In this case, Bell's sin is not that he sued a non-existent company. Nor is Bell's sin his failure to join the proper party. He merely failed to properly serve Lloyds, which was remedied when Lloyds entered an appearance by answering the suit. Lloyds very much existed, knew of the suit, and was joined only slightly outside the statute. In my opinion, the situation in the instant case is closer to the situation in Enserch Corporation v. Parker, 794 S.W.2d 2 (Tex.1990). In Enserch, a wrongful death action, the plaintiff sued Lone Star Gas Company initially before the statute ran. Enserch, 794 S.W.2d at 4. Unfortunately, this was the wrong company. Id. After the statute of limitations had run, the plaintiff filed an amended petition naming Enserch Corporation d/b/a Lone Star Gas Company as a defendant. Id. Summary judgment was granted on the statute of limitations defense, but this was later reversed by the supreme court on the grounds that “[b]oth Lone Star Gas Company of Texas, Inc., and Enserch Corporation d/b/a Lone Star Gas Company were fully cognizant of the facts of the accident and could not have been misled concerning the basis of the suit.” Id. at 6.
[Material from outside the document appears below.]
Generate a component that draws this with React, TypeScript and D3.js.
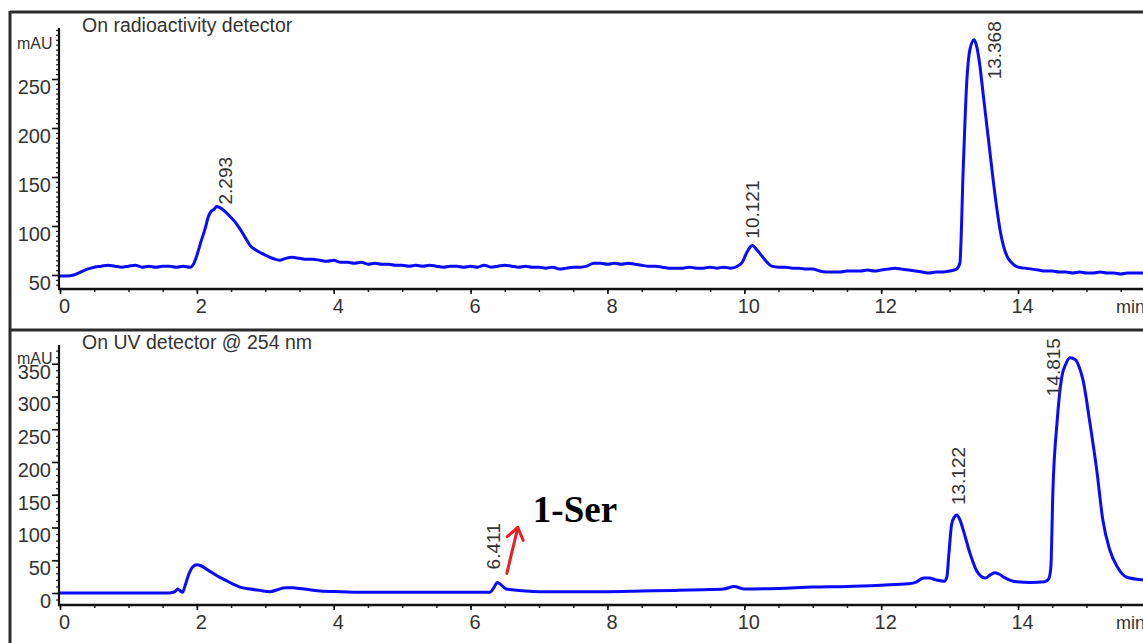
import * as d3 from 'd3';
import { useEffect, useRef } from 'react';

// radioactivity detector trace (min / mAU)
const radioTime = [
    0.0, 0.1, 0.2, 0.3, 0.4, 0.5, 0.6, 0.7, 0.8, 0.9, 1.0, 1.1, 1.2, 1.3, 1.4, 1.5, 1.6, 1.7, 1.8, 1.9,
    1.95, 2.0, 2.06, 2.12, 2.17, 2.21, 2.25, 2.29, 2.33, 2.41, 2.48, 2.56, 2.63, 2.7, 2.78, 2.85, 2.95,
    3.07, 3.15, 3.21, 3.3, 3.39, 3.5, 3.6, 3.7, 3.8, 3.9, 4.0, 4.1, 4.2, 4.3, 4.4, 4.5, 4.6, 4.7, 4.8,
    4.9, 5.0, 5.1, 5.2, 5.3, 5.4, 5.5, 5.6, 5.7, 5.8, 5.9, 6.0, 6.1, 6.2, 6.3, 6.4, 6.5, 6.6, 6.7, 6.8,
    6.9, 7.0, 7.1, 7.2, 7.3, 7.4, 7.5, 7.6, 7.7, 7.8, 7.9, 8.0, 8.1, 8.2, 8.3, 8.4, 8.5, 8.6, 8.7, 8.8,
    8.9, 9.0, 9.1, 9.2, 9.3, 9.4, 9.5, 9.6, 9.7, 9.8, 9.9, 9.97, 10.03, 10.08, 10.12, 10.18, 10.25,
    10.32, 10.4, 10.5, 10.6, 10.7, 10.8, 10.9, 11.0, 11.1, 11.2, 11.3, 11.4, 11.5, 11.6, 11.7, 11.8,
    11.9, 12.0, 12.1, 12.2, 12.3, 12.4, 12.5, 12.6, 12.7, 12.8, 12.9, 13.0, 13.1, 13.15, 13.2, 13.25,
    13.3, 13.36, 13.4, 13.44, 13.49, 13.54, 13.59, 13.64, 13.69, 13.74, 13.79, 13.84, 13.9, 14.0, 14.1,
    14.2, 14.3, 14.4, 14.5, 14.6, 14.7, 14.8, 14.9, 15.0, 15.1, 15.2, 15.3, 15.4, 15.5, 15.6, 15.7,
    15.8, 15.9, 16.0,
];
const radioSignal = [
    49, 49, 50, 53, 56, 58, 59, 60, 59, 58, 59, 60, 58, 59, 58, 59, 59, 58, 59, 58,
    61, 70, 84, 97, 110, 115, 117, 120, 119, 115, 110, 104, 97, 89, 80, 76, 72,
    68, 66, 65, 67, 68, 67, 66, 66, 65, 64, 65, 63, 63, 62, 63, 61, 62, 61, 61,
    60, 60, 59, 60, 59, 60, 59, 58, 59, 59, 58, 59, 58, 60, 58, 59, 60, 59, 58, 59,
    58, 58, 57, 58, 56, 57, 58, 58, 59, 62, 62, 61, 62, 61, 62, 61, 60, 59, 59, 58,
    57, 57, 57, 58, 57, 57, 58, 57, 58, 57, 59, 63, 72, 78, 80, 76, 70,
    64, 59, 58, 58, 57, 57, 56, 56, 54, 53, 53, 53, 54, 54, 54, 55,
    54, 55, 56, 57, 56, 55, 54, 53, 52, 53, 53, 54, 56, 62, 160, 246,
    281, 290, 282, 265, 235, 205, 175, 145, 118, 95, 79, 69, 63, 58, 57,
    56, 55, 54, 54, 53, 53, 52, 53, 52, 52, 53, 52, 52, 51, 52, 52,
    52, 52, 52,
];

// UV detector trace @ 254 nm (min / mAU)
const uvTime = [
    0.0, 1.6, 1.68, 1.72, 1.76, 1.79, 1.83, 1.88, 1.94, 2.0, 2.05, 2.19, 2.3, 2.41, 2.52, 2.63, 2.78,
    2.92, 3.07, 3.18, 3.29, 3.4, 3.5, 3.65, 3.8, 4.1, 4.5, 5.0, 5.5, 6.0, 6.28, 6.34, 6.39, 6.45, 6.52,
    6.6, 6.8, 7.0, 7.5, 8.0, 8.5, 9.0, 9.4, 9.7, 9.85, 10.0, 10.5, 11.0, 11.5, 12.0, 12.4, 12.52, 12.62,
    12.7, 12.8, 12.92, 12.96, 12.99, 13.03, 13.07, 13.1, 13.15, 13.2, 13.3, 13.4, 13.52, 13.6, 13.66,
    13.72, 13.81, 13.9, 13.98, 14.18, 14.39, 14.45, 14.48, 14.51, 14.57, 14.64, 14.7, 14.76, 14.84,
    14.9, 14.95, 15.05, 15.15, 15.24, 15.34, 15.45, 15.59, 15.83, 16.0,
];
const uvSignal = [
    0, 0, 2, 6, 3, 1, 12, 28, 40, 43, 42, 33, 26, 20, 14, 9, 6,
    4, 2, 5, 8, 8, 7, 5, 3, 2, 1, 1, 1, 1, 1, 8, 16, 12, 6,
    5, 3, 2, 2, 2, 3, 4, 5, 6, 10, 6, 7, 9, 10, 12, 14, 17, 23,
    23, 20, 18, 24, 60, 105, 116, 119, 112, 96, 60, 33, 23, 28, 31,
    29, 23, 19, 17, 16, 17, 22, 40, 157, 260, 330, 350, 359, 356,
    343, 325, 260, 188, 111, 66, 40, 24, 20, 19,
];

const radioPeaks = ['2.293', '10.121', '13.368'];
const uvPeaks = ['6.411', '13.122', '14.815'];
const xTicks = [0, 2, 4, 6, 8, 10, 12, 14];
const radioTicks = [50, 100, 150, 200, 250];
const uvTicks = [0, 50, 100, 150, 200, 250, 300, 350];

const W = 1143;
const H = 643;
const FONT = "'Liberation Sans', Arial, sans-serif";
const TEXT = '#333';

const valueAt = (times: number[], values: number[], t: number) => {
    const i = d3.bisectLeft(times, t);
    if (i <= 0) return values[0];
    if (i >= times.length) return values[values.length - 1];
    const k = (t - times[i - 1]) / (times[i] - times[i - 1]);
    return values[i - 1] + k * (values[i] - values[i - 1]);
};

const App = () => {
    const svgRef = useRef<SVGSVGElement | null>(null);

    useEffect(() => {
        const svg = d3.select(svgRef.current);
        svg.selectAll('*').remove();
        svg.attr('width', W).attr('height', H);
        svg.append('rect').attr('width', W).attr('height', H).attr('fill', '#fff');

        const x = d3.scaleLinear().domain([0, 16]).range([60, 60 + 16 * 68.43]);

        const panels = [
            {
                title: 'On radioactivity detector',
                titleY: 32,
                time: radioTime,
                signal: radioSignal,
                peaks: radioPeaks,
                // label offsets: [dx from peak, gap above peak]
                offsets: [[8, 2], [0, 7], [20, -38]],
                y: d3.scaleLinear().domain([50, 250]).range([275, 79]),
                ticks: radioTicks,
                minorStep: 5,
                top: 28,
                bottom: 289,
                unitY: 49,
            },
            {
                title: 'On UV detector @ 254 nm',
                titleY: 349,
                time: uvTime,
                signal: uvSignal,
                peaks: uvPeaks,
                offsets: [[-5, 14], [0, 12], [-20, -37]],
                y: d3.scaleLinear().domain([0, 350]).range([593, 363.75]),
                ticks: uvTicks,
                minorStep: 10,
                top: 345,
                bottom: 605,
                unitY: 364,
            },
        ];

        // outer frame
        const frame = svg.append('g').attr('stroke', '#2a2a2a').attr('stroke-width', 3);
        frame.append('line').attr('x1', 10).attr('y1', 12).attr('x2', W).attr('y2', 12);
        frame.append('line').attr('x1', 10).attr('y1', 11).attr('x2', 10).attr('y2', H);
        frame.append('line').attr('x1', 10).attr('y1', 330).attr('x2', W).attr('y2', 330);

        panels.forEach((p) => {
            const g = svg.append('g');
            const vTop = p.y.invert(p.top);
            const vBottom = p.y.invert(p.bottom);

            // minor y ticks
            const yMinor = g
                .append('g')
                .attr('transform', 'translate(59,0)')
                .call(
                    d3
                        .axisLeft(p.y)
                        .tickValues(d3.range(Math.ceil(vBottom / p.minorStep) * p.minorStep, vTop, p.minorStep))
                        .tickSize(3)
                        .tickFormat(() => '')
                );
            yMinor.select('.domain').remove();
            yMinor.selectAll('line').attr('stroke', '#222').attr('stroke-width', 1.2);

            // major y ticks; labels sit a bit below their tick like the source print
            const yAxis = g
                .append('g')
                .attr('transform', 'translate(59,0)')
                .call(d3.axisLeft(p.y).tickValues(p.ticks).tickSize(7).tickPadding(1).tickFormat(d3.format('d')));
            yAxis.select('.domain').remove();
            yAxis.selectAll('line').attr('stroke', '#111').attr('stroke-width', 1.6);
            yAxis
                .selectAll('text')
                .attr('y', 8)
                .attr('font-family', FONT)
                .attr('font-size', 20)
                .attr('fill', TEXT);

            // x minor + major ticks
            const xMinor = g
                .append('g')
                .attr('transform', `translate(0,${p.bottom})`)
                .call(d3.axisBottom(x).tickValues(d3.range(0, 16.01, 0.5)).tickSize(3).tickFormat(() => ''));
            xMinor.select('.domain').remove();
            xMinor.selectAll('line').attr('stroke', '#222').attr('stroke-width', 1.5);

            const xAxis = g
                .append('g')
                .attr('transform', `translate(0,${p.bottom})`)
                .call(d3.axisBottom(x).tickValues(xTicks).tickSize(5).tickPadding(5).tickFormat(d3.format('d')));
            xAxis.select('.domain').remove();
            xAxis.selectAll('line').attr('stroke', '#111').attr('stroke-width', 1.6);
            xAxis
                .selectAll('text')
                .attr('x', 4)
                .attr('font-family', FONT)
                .attr('font-size', 20)
                .attr('fill', TEXT);

            // axis lines
            g.append('line')
                .attr('x1', 59)
                .attr('y1', p.top)
                .attr('x2', 59)
                .attr('y2', p.bottom + 1)
                .attr('stroke', '#111')
                .attr('stroke-width', 2.2);
            g.append('line')
                .attr('x1', 58)
                .attr('y1', p.bottom)
                .attr('x2', W)
                .attr('y2', p.bottom)
                .attr('stroke', '#111')
                .attr('stroke-width', 2.5);

            g.append('text')
                .attr('x', 1116)
                .attr('y', p.bottom + 24)
                .attr('font-family', FONT)
                .attr('font-size', 18)
                .attr('fill', TEXT)
                .text('min');

            g.append('text')
                .attr('x', 17)
                .attr('y', p.unitY)
                .attr('font-family', FONT)
                .attr('font-size', 16)
                .attr('fill', TEXT)
                .text('mAU');

            g.append('text')
                .attr('x', 82)
                .attr('y', p.titleY)
                .attr('font-family', FONT)
                .attr('font-size', 19.5)
                .attr('fill', TEXT)
                .text(p.title);

            // trace
            const line = d3
                .line<number>()
                .x((_, i) => x(p.time[i]))
                .y((d) => p.y(d))
                .curve(d3.curveMonotoneX);
            g.append('path')
                .datum(p.signal)
                .attr('d', line)
                .attr('fill', 'none')
                .attr('stroke', '#0a0aff')
                .attr('stroke-width', 3)
                .attr('stroke-linejoin', 'round');

            // retention time labels
            p.peaks.forEach((label, i) => {
                const t = +label;
                const [dx, gap] = p.offsets[i];
                const px = x(t) + dx;
                const py = p.y(valueAt(p.time, p.signal, t)) - gap;
                g.append('text')
                    .attr('transform', `translate(${px},${py}) rotate(-90)`)
                    .attr('dy', '0.35em')
                    .attr('font-family', FONT)
                    .attr('font-size', 19)
                    .attr('fill', TEXT)
                    .text(label);
            });
        });

        // 1-Ser annotation on the UV panel
        const yUv = panels[1].y;
        const tail: [number, number] = [x(6.53), yUv(30)];
        const head: [number, number] = [x(6.69), yUv(100)];
        const ang = Math.atan2(head[1] - tail[1], head[0] - tail[0]);
        const wing = 14;
        const spread = (36 * Math.PI) / 180;
        const w1: [number, number] = [
            head[0] - wing * Math.cos(ang - spread),
            head[1] - wing * Math.sin(ang - spread),
        ];
        const w2: [number, number] = [
            head[0] - wing * Math.cos(ang + spread),
            head[1] - wing * Math.sin(ang + spread),
        ];
        const arrow = svg
            .append('g')
            .attr('stroke', '#ec1c24')
            .attr('stroke-width', 3)
            .attr('fill', 'none')
            .attr('stroke-linecap', 'round')
            .attr('stroke-linejoin', 'round');
        arrow.append('path').attr('d', d3.line()([tail, head]));
        arrow.append('path').attr('d', d3.line()([w1, head, w2]));

        svg.append('text')
            .attr('x', x(6.91))
            .attr('y', yUv(108))
            .attr('font-family', "'Liberation Serif', 'Times New Roman', serif")
            .attr('font-weight', 'bold')
            .attr('font-size', 37)
            .attr('fill', '#000')
            .text('1-Ser');
    }, []);

    return <svg ref={svgRef} style={{ position: 'absolute', left: 0, top: 0, display: 'block' }} />;
};

export default App;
The same situation is present here. Lloyds, the proper party, was not joined until shortly after the statute ran. But Lloyds could not have been misled concerning the basis of the suit. It came out fighting and seeking affirmative relief in the federal and state courts and got it.
I would reverse the summary judgment to the extent it is based on the statute of limitations.
1. Note that plaintiff in Bailey had a stronger claim to equity than in the instant case; Vanscot had actually been an operating company with a separate legal existence prior to Bailey's suit. Here the evidence shows “State Farm Insurance Companies” never had a separate legal existence.